When You Can’t Manually Test All Possibilities, Turn to AI and Automation
When you’re putting together a focused, small-scale application that a few hundred or thousand people aim to use, testing it isn’t exactly rocket science. The number of different scenarios is limited, and the load you can expect from day to day is something you can plan for.
However, when you move to everyone’s favorite example, Niantic Software’s Pokémon Go, the variables you’re dealing with are eons beyond what a normal testing team can manage. Millions upon millions of players are experiencing the application all over the world and putting it through paces that the development team might have never dreamed of.
How do you manage a user base of that magnitude without constant crashes, numerous bugs, and inconsistent quality that forces a large percentage of your audience to uninstall the app?
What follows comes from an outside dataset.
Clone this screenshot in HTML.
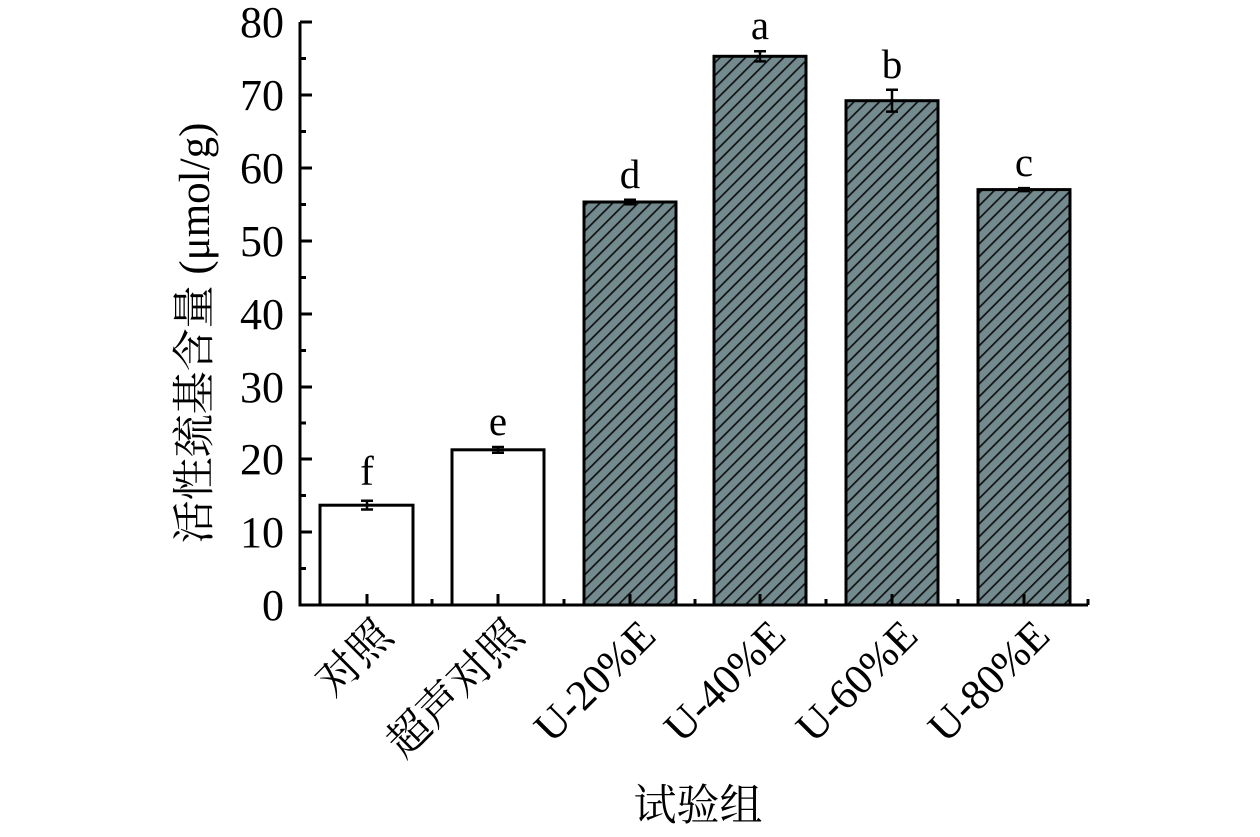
<!DOCTYPE html>
<html><head><meta charset="utf-8"><style>html,body{margin:0;padding:0;background:#fff}</style></head><body>
<svg width="1260" height="832" xmlns="http://www.w3.org/2000/svg" font-family="'Liberation Serif','Noto Serif CJK SC',serif">
<defs>
<pattern id="h" patternUnits="userSpaceOnUse" width="9" height="9" patternTransform="rotate(45)">
<rect width="9" height="9" fill="#738a8f"/>
<line x1="0" y1="0" x2="0" y2="9" stroke="#111" stroke-width="3.4"/>
</pattern>
</defs>
<g stroke="#000" stroke-width="3">
<rect x="320" y="505.2" width="93" height="99.8" fill="#fff"/>
<rect x="452" y="449.8" width="92" height="155.2" fill="#fff"/>
<rect x="584" y="202" width="92" height="403" fill="url(#h)"/>
<rect x="714" y="56.3" width="92" height="548.7" fill="url(#h)"/>
<rect x="846" y="100.7" width="92" height="504.3" fill="url(#h)"/>
<rect x="978" y="189.6" width="92" height="415.4" fill="url(#h)"/>
</g>
<g stroke="#000" stroke-width="2.5" fill="none">
<path d="M367 500.8V509.5M361 500.8H373M361 509.5H373"/>
<path d="M498 447V452.7M492 447H504M492 452.7H504"/>
<path d="M630 199.8V204.2M624 199.8H636M624 204.2H636"/>
<path d="M760 51.2V61.4M754 51.2H766M754 61.4H766"/>
<path d="M892 89.8V111.6M886 89.8H898M886 111.6H898"/>
<path d="M1024 188.1V191.1M1018 188.1H1030M1018 191.1H1030"/>
</g>
<g stroke="#000" stroke-width="3" fill="none">
<path d="M300 22V605H1088"/>
<path d="M300 22H312M300 95H312M300 168H312M300 241H312M300 314H312M300 387H312M300 459H312M300 532H312"/>
<path d="M300 58.5H306M300 131.5H306M300 204.5H306M300 277.5H306M300 350.5H306M300 423H306M300 495.5H306M300 568.5H306"/>
<path d="M367 605V594M498 605V594M630 605V594M760 605V594M892 605V594M1024 605V594"/>
<path d="M432 605V599M564 605V599M695 605V599M826 605V599M958 605V599M1088 605V599"/>
</g>
<g font-size="44" text-anchor="end">
<text x="284" y="37">80</text><text x="284" y="110">70</text><text x="284" y="183">60</text>
<text x="284" y="256">50</text><text x="284" y="329">40</text><text x="284" y="402">30</text>
<text x="284" y="474">20</text><text x="284" y="547">10</text><text x="284" y="620">0</text>
</g>
<g font-size="41" text-anchor="middle">
<text x="367" y="485">f</text><text x="498" y="435">e</text><text x="630" y="188">d</text>
<text x="760" y="39">a</text><text x="892" y="78">b</text><text x="1024" y="176">c</text>
</g>
<g font-size="43" text-anchor="end">
<text transform="translate(395,638) rotate(-45)">对照</text>
<text transform="translate(526,638) rotate(-45)">超声对照</text>
<text transform="translate(658,638) rotate(-45)">U-20%E</text>
<text transform="translate(788,638) rotate(-45)">U-40%E</text>
<text transform="translate(920,638) rotate(-45)">U-60%E</text>
<text transform="translate(1052,638) rotate(-45)">U-80%E</text>
</g>
<text font-size="43" text-anchor="middle" transform="translate(209,333) rotate(-90)">活性巯基含量 (μmol/g)</text>
<text font-size="43" x="698" y="820" text-anchor="middle">试验组</text>
</svg>
</body></html>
Jonathon Wright, the director of software engineering at CA Technologies, doesn’t think it’s practical to only do so with manual testing.
“How do you test these huge environments? You can try to do it manually with hundreds of gamers that spend all their time playing every scenario,” Wright explained to StickyMinds. “But if you want to be thorough, you can't physically test all the possibilities.”
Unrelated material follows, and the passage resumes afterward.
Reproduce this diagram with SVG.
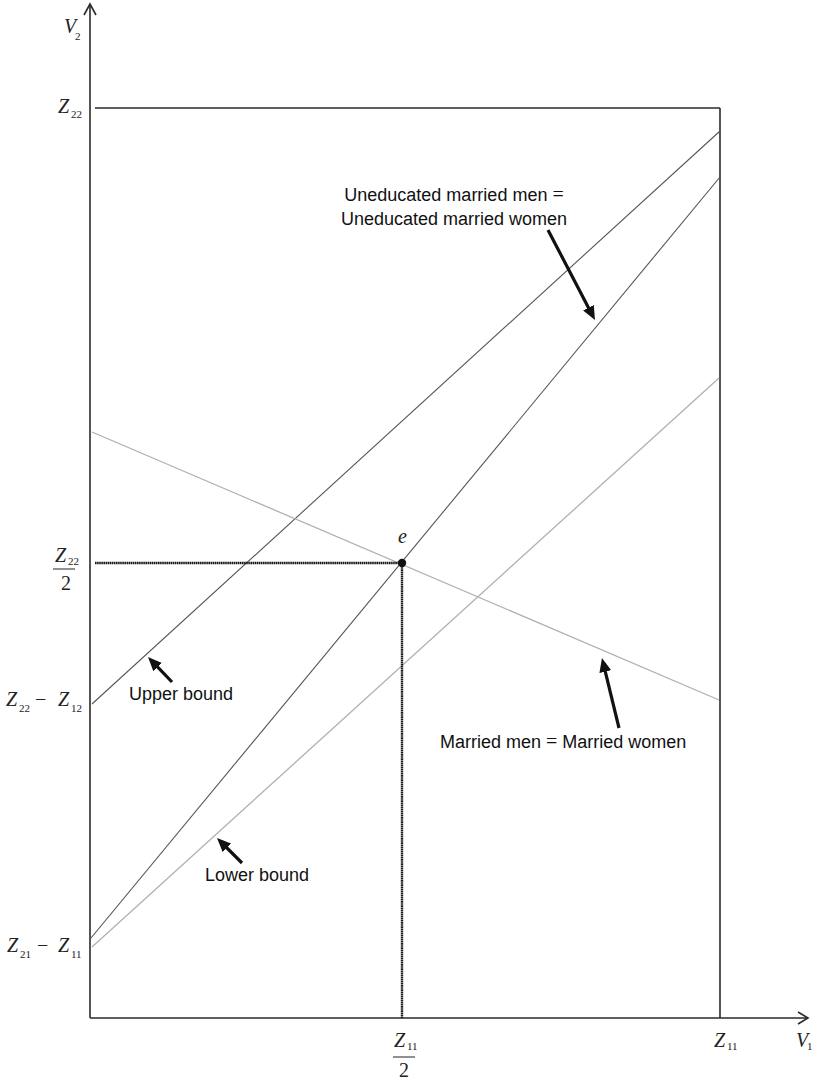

The same can be said for a video game project with as many concurrent online players as Overwatch. The first-person shooter developed by Blizzard Entertainment has sold more than 20 million copies since its launch earlier this year, and in order to keep servers stable and maintain a high level of quality from game to game, teams have to take advantage of artificial intelligence, automation, and different systems that help pinpoint issues.
“We're starting to see these systems that can actually go through and exhaustively test through the application, especially when you start taking video analytics and image recognition, which is what we were talking about with Google APIs,” Wright said. “If that's a simple call, it can understand where I am in Minecraft by looking at it and identifying, OK, I'm stuck in front of a tree, so I can't physically go through, whether or not the tree is a virtual tree or a picture of a tree.”
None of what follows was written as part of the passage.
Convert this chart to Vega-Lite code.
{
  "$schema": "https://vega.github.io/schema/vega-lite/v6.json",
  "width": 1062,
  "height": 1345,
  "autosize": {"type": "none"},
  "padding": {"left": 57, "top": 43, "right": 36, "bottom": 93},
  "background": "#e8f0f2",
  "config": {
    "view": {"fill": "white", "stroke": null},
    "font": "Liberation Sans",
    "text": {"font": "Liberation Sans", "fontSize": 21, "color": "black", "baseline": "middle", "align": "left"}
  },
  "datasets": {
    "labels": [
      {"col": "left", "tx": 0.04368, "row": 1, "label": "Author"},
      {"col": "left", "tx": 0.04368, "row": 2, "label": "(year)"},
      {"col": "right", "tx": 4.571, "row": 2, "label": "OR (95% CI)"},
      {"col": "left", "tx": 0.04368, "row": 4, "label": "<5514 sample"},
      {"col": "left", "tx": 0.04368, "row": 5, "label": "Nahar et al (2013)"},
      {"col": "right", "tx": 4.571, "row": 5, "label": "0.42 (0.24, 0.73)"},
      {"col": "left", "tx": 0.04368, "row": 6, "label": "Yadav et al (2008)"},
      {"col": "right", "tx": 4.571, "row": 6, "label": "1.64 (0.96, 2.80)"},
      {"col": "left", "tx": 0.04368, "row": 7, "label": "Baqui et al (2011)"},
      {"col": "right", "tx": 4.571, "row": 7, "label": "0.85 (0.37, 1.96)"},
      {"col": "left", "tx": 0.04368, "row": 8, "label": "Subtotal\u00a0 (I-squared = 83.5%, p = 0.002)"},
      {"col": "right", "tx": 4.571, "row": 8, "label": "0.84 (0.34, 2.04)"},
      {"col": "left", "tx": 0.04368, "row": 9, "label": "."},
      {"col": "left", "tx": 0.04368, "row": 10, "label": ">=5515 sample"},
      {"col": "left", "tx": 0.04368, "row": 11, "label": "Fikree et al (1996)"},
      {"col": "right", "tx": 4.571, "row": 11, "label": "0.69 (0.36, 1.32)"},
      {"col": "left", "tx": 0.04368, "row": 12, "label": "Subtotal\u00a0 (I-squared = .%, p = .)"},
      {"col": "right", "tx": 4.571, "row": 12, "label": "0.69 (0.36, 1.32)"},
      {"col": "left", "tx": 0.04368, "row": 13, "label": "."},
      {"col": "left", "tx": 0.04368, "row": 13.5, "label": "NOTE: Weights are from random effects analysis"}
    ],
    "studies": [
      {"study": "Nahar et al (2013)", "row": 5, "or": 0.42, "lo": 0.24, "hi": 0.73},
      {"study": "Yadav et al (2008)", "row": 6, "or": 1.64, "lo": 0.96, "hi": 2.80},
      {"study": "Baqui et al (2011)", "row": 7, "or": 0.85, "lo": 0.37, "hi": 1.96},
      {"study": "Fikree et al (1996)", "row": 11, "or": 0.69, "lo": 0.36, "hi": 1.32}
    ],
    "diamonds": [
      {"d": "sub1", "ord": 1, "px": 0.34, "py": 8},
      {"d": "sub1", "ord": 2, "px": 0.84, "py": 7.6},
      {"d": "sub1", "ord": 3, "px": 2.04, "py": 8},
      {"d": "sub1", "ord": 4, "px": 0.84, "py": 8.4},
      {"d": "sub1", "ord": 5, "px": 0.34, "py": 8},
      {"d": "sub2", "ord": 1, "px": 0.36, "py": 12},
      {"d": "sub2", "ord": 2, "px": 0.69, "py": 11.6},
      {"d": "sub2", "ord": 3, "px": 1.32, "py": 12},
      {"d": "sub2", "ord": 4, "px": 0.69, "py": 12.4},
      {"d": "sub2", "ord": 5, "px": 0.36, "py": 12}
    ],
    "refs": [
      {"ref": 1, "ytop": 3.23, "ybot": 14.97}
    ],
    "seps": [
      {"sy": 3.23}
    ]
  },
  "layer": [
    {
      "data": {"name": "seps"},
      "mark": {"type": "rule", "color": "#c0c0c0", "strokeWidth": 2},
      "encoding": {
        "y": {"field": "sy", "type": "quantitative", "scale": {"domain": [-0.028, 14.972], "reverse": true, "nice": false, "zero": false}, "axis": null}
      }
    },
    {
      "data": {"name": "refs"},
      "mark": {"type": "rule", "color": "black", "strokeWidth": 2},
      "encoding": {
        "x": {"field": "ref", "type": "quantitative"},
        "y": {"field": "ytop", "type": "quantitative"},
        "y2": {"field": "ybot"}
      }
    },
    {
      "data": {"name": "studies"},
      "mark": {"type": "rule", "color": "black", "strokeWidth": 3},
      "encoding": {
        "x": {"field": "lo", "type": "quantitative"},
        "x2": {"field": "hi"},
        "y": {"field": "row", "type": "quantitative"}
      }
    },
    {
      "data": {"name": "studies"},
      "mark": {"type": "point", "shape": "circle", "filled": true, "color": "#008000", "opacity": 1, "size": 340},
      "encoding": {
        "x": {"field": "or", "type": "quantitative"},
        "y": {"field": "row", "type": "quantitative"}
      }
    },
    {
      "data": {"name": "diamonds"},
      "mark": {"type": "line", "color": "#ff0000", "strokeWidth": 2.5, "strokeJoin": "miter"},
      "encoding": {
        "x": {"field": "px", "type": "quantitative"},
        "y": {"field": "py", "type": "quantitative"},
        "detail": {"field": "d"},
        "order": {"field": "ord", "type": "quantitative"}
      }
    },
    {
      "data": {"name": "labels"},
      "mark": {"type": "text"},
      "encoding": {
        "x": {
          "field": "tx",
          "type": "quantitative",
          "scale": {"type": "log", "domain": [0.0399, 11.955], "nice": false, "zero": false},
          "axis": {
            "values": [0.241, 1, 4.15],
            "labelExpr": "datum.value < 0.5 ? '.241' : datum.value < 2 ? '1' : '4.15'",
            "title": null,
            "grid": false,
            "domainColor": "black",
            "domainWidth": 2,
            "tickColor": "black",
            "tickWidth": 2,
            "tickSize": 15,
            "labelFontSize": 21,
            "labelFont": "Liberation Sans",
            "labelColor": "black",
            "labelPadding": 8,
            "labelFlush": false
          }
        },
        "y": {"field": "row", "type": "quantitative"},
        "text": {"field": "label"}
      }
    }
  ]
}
The means by which we can improve (and hopefully guarantee) quality for applications and games at this scale are only growing more sophisticated, too. Sure, the manual testing side of things will always be important, but the closer we can get to autonomously monitoring certain aspects of this complex process, the better.
It’s not easy keeping a massively popular application with millions of users running smoothly. But the more we take advantage of AI, automation, and ever-evolving systems built to properly test every possible situation, the better the user experience will be.